**WHAT IS NEEDED:** Write out each line that follows exactly as it stands, without the pictures.

-- Start --

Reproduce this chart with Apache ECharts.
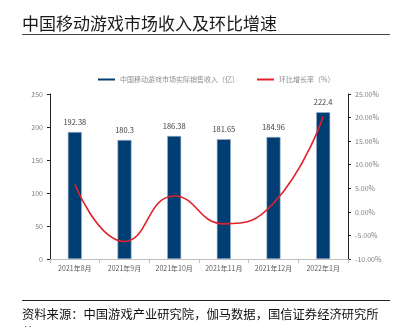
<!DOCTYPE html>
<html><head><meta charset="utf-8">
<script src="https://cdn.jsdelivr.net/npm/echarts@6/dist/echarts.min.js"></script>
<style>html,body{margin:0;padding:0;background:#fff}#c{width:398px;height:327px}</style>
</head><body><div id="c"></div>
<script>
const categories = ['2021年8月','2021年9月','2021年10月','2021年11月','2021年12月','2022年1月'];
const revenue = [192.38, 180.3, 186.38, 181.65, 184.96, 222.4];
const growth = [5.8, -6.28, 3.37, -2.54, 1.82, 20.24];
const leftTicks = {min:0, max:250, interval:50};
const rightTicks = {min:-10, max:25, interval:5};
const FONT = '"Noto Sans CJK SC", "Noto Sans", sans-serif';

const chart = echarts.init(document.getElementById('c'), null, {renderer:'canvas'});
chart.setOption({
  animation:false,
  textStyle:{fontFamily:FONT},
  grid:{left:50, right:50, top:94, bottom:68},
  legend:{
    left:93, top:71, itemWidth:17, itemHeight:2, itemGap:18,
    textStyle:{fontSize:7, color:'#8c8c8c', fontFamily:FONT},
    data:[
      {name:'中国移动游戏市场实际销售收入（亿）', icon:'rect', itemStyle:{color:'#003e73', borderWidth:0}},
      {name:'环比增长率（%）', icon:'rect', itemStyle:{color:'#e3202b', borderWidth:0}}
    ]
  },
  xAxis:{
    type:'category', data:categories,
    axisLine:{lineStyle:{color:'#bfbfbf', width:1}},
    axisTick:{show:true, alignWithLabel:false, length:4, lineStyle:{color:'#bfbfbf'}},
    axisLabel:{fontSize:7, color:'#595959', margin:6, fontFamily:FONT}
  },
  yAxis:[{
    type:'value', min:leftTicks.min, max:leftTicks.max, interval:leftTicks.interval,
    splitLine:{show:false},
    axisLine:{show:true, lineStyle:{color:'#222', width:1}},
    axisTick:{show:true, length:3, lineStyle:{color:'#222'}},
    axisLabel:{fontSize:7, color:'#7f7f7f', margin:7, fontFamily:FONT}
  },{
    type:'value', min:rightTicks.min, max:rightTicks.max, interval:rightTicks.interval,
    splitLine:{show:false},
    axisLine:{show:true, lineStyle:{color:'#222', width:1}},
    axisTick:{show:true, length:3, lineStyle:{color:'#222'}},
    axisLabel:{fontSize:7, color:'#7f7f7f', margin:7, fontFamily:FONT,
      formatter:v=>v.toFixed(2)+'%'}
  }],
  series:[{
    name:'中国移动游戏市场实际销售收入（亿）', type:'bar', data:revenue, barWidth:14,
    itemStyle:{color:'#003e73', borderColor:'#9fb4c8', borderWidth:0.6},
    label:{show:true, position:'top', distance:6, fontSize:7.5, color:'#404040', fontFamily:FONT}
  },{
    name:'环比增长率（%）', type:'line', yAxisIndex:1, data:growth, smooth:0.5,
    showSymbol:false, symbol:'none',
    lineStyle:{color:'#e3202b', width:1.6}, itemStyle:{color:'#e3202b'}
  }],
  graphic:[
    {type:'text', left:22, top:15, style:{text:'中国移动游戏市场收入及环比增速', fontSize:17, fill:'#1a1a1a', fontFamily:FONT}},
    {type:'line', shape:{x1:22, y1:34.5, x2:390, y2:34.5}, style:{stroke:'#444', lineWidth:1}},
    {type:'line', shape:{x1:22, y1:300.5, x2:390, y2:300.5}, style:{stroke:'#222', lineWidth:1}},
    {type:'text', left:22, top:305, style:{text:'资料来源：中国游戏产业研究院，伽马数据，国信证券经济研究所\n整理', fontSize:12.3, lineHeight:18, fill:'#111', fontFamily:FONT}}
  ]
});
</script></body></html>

-- End --

**OUTPUT FOR THIS EXERCISE:**
Reproduce this chart with Apache ECharts.
<!DOCTYPE html>
<html><head><meta charset="utf-8">
<script src="https://cdn.jsdelivr.net/npm/echarts@6/dist/echarts.min.js"></script>
<style>html,body{margin:0;padding:0;background:#fff}#c{width:398px;height:327px}</style>
</head><body><div id="c"></div>
<script>
const categories = ['2021年8月','2021年9月','2021年10月','2021年11月','2021年12月','2022年1月'];
const revenue = [192.38, 180.3, 186.38, 181.65, 184.96, 222.4];
const growth = [5.8, -6.28, 3.37, -2.54, 1.82, 20.24];
const leftTicks = {min:0, max:250, interval:50};
const rightTicks = {min:-10, max:25, interval:5};
const FONT = '"Noto Sans CJK SC", "Noto Sans", sans-serif';

const chart = echarts.init(document.getElementById('c'), null, {renderer:'canvas'});
chart.setOption({
  animation:false,
  textStyle:{fontFamily:FONT},
  grid:{left:50, right:50, top:94, bottom:68},
  legend:{
    left:93, top:71, itemWidth:17, itemHeight:2, itemGap:18,
    textStyle:{fontSize:7, color:'#8c8c8c', fontFamily:FONT},
    data:[
      {name:'中国移动游戏市场实际销售收入（亿）', icon:'rect', itemStyle:{color:'#003e73', borderWidth:0}},
      {name:'环比增长率（%）', icon:'rect', itemStyle:{color:'#e3202b', borderWidth:0}}
    ]
  },
  xAxis:{
    type:'category', data:categories,
    axisLine:{lineStyle:{color:'#bfbfbf', width:1}},
    axisTick:{show:true, alignWithLabel:false, length:4, lineStyle:{color:'#bfbfbf'}},
    axisLabel:{fontSize:7, color:'#595959', margin:6, fontFamily:FONT}
  },
  yAxis:[{
    type:'value', min:leftTicks.min, max:leftTicks.max, interval:leftTicks.interval,
    splitLine:{show:false},
    axisLine:{show:true, lineStyle:{color:'#222', width:1}},
    axisTick:{show:true, length:3, lineStyle:{color:'#222'}},
    axisLabel:{fontSize:7, color:'#7f7f7f', margin:7, fontFamily:FONT}
  },{
    type:'value', min:rightTicks.min, max:rightTicks.max, interval:rightTicks.interval,
    splitLine:{show:false},
    axisLine:{show:true, lineStyle:{color:'#222', width:1}},
    axisTick:{show:true, length:3, lineStyle:{color:'#222'}},
    axisLabel:{fontSize:7, color:'#7f7f7f', margin:7, fontFamily:FONT,
      formatter:v=>v.toFixed(2)+'%'}
  }],
  series:[{
    name:'中国移动游戏市场实际销售收入（亿）', type:'bar', data:revenue, barWidth:14,
    itemStyle:{color:'#003e73', borderColor:'#9fb4c8', borderWidth:0.6},
    label:{show:true, position:'top', distance:6, fontSize:7.5, color:'#404040', fontFamily:FONT}
  },{
    name:'环比增长率（%）', type:'line', yAxisIndex:1, data:growth, smooth:0.5,
    showSymbol:false, symbol:'none',
    lineStyle:{color:'#e3202b', width:1.6}, itemStyle:{color:'#e3202b'}
  }],
  graphic:[
    {type:'text', left:22, top:15, style:{text:'中国移动游戏市场收入及环比增速', fontSize:17, fill:'#1a1a1a', fontFamily:FONT}},
    {type:'line', shape:{x1:22, y1:34.5, x2:390, y2:34.5}, style:{stroke:'#444', lineWidth:1}},
    {type:'line', shape:{x1:22, y1:300.5, x2:390, y2:300.5}, style:{stroke:'#222', lineWidth:1}},
    {type:'text', left:22, top:305, style:{text:'资料来源：中国游戏产业研究院，伽马数据，国信证券经济研究所\n整理', fontSize:12.3, lineHeight:18, fill:'#111', fontFamily:FONT}}
  ]
});
</script></body></html>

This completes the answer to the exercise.